The fact that Johnson was injured, as alleged, as between him and the railway company was no evidence of negligence on the part of the company. Patton v. Texas Pacific Railway Co., 179 U. S. 658, 21 Sup. Ct. 275, 45 L. Ed. 361. Conceding that there was evidence of negligence in the use, among other flues, of some which were old, thin, and crystallized, as testified by Starr. Still there was no evidence connecting this negligence with plaintiff's injury. The particular flue that caused the injury was in nowise identified except that one of the flues that Starr removed had a piece broken out of it similar to the one noticed by Johnson in the flue he was pinning. Neither Johnson nor Starr located with any definiteness in the boiler head the flue that caused the injury or the one taken out. On this small nick in the flue must rest the identity of the flue, and on the mere fact that Starr removed it from the boiler must rest the finding that it was old, worthless, and worn out. No reason is given for taking the flue out of the boiler, nor is there evidence of its condition when taken out or whether it was new or old. Johnson testified that although the flue extended in front of the flue sheet from one-half to three-quarters of an inch, he could not say and had no means of knowing whether the flue was an old one or not. No witness testifies that the flue from which the piece broke off was new or old. Starr testifies that there were new and old flues in the boiler.

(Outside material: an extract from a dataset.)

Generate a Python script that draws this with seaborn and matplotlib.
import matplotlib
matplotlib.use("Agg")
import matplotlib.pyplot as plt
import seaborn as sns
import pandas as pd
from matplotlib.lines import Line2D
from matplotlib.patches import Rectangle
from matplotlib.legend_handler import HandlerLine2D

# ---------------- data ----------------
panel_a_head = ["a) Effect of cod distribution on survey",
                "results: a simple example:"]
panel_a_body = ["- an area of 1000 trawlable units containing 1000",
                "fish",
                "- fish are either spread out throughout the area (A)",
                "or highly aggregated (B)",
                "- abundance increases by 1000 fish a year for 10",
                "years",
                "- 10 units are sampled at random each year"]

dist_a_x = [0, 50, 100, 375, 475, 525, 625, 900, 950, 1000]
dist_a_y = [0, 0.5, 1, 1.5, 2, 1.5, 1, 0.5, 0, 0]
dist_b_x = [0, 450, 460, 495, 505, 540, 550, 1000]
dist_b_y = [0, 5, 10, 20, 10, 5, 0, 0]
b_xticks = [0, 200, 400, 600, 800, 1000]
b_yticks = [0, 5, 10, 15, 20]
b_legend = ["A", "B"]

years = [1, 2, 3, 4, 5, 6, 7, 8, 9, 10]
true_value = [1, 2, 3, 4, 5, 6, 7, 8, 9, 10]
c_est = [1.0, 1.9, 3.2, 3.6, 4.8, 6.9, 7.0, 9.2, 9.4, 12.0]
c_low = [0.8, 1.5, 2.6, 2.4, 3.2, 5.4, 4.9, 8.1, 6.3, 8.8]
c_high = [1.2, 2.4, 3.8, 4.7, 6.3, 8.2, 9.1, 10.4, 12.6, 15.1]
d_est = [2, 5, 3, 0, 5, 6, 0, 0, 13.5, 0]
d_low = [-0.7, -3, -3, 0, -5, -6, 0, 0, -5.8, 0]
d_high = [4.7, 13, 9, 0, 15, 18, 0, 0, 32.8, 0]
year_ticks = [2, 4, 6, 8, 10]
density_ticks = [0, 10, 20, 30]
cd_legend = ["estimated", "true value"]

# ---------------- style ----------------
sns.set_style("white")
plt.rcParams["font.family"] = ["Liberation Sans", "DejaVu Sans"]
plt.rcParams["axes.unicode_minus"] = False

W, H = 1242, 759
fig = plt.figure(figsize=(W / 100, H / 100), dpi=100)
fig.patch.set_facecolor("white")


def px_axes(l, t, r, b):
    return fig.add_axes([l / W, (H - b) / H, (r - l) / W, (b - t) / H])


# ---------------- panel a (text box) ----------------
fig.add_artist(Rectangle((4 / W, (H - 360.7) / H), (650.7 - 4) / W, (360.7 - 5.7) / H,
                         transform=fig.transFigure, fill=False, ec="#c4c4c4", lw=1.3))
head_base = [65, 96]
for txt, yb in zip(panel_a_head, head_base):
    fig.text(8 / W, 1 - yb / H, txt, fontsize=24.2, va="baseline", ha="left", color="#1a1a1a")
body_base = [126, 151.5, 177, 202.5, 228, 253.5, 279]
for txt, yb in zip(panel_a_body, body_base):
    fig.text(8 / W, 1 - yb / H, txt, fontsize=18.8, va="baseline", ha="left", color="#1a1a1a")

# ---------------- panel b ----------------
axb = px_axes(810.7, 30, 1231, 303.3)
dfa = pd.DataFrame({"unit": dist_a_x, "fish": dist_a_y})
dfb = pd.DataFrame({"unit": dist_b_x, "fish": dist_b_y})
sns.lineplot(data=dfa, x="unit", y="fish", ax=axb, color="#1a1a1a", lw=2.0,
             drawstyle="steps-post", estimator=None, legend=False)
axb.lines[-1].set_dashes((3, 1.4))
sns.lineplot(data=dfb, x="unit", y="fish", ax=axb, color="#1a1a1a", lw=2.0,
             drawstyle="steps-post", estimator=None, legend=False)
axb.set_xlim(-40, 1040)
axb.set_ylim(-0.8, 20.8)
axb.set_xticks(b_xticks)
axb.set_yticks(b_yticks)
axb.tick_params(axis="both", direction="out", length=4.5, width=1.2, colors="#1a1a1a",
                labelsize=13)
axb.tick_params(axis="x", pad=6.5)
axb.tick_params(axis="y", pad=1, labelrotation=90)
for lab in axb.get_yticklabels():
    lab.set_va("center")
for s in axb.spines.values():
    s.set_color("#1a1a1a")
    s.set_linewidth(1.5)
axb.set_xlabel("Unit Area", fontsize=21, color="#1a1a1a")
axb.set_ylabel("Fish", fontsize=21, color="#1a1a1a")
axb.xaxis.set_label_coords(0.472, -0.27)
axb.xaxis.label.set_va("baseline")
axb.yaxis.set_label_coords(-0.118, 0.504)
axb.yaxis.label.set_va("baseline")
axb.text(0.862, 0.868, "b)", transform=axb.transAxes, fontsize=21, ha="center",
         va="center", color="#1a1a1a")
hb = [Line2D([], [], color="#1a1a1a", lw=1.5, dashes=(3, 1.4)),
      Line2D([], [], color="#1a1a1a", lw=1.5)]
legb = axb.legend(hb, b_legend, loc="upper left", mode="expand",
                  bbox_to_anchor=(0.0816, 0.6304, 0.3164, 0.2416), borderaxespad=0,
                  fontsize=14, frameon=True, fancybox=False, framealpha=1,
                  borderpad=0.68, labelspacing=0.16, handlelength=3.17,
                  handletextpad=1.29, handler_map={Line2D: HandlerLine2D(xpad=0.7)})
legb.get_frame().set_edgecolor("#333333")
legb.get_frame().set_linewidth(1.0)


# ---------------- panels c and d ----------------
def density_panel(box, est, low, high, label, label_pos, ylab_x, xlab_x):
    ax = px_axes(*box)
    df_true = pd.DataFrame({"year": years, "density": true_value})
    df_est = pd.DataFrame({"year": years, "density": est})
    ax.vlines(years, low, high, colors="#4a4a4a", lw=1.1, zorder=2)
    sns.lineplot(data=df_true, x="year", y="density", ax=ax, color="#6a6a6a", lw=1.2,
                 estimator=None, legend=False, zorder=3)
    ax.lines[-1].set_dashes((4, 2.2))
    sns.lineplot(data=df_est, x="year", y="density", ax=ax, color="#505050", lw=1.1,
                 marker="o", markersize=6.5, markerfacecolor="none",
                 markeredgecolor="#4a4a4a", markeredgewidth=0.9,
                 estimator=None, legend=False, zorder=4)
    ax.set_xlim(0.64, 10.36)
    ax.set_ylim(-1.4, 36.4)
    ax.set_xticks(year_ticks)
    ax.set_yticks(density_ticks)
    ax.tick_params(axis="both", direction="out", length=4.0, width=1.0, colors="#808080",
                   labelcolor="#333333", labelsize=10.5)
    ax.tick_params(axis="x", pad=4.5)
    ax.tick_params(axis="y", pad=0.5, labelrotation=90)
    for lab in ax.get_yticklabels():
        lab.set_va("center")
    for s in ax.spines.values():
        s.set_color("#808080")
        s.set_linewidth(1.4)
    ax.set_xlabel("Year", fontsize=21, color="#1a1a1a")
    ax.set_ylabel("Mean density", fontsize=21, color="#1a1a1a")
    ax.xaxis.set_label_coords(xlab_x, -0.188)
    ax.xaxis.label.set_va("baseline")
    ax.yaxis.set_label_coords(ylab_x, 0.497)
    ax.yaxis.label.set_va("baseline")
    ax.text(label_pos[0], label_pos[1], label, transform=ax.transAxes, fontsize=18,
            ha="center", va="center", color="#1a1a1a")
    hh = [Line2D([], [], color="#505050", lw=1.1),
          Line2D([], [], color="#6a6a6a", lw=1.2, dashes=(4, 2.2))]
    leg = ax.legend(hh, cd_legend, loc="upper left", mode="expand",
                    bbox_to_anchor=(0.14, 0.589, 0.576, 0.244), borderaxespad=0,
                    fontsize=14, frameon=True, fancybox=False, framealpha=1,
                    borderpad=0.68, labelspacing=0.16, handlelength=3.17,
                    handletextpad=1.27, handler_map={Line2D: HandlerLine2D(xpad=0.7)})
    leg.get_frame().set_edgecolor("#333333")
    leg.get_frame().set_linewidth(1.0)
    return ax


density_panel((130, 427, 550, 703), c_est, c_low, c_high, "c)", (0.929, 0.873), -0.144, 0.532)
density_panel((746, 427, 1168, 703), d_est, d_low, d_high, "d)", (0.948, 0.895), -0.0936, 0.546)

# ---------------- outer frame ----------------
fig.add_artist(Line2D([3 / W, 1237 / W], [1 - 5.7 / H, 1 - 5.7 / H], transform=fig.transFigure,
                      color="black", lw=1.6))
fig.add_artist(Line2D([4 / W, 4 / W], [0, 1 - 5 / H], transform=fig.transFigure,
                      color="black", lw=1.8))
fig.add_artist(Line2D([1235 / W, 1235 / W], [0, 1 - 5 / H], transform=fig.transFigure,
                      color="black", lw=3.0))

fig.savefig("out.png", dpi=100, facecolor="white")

The verdict in the case then rests upon two inferences. First, the inference that because Starr took out of the boiler a flue with a nick in it that, therefore, it was the flue from which the piece broke off that hit Johnson. Second, the inference based upon the other inference that because Starr took it out of the boiler it was old, worthless and worn out. We think a verdict based upon these inferences would be based upon mere speculation, and, therefore, not warranted by the evidence. M. K. & T. Ry. Co. v. Foreman (C. C. A.) 174 Fed. 377. Judgment reversed and new trial ordered.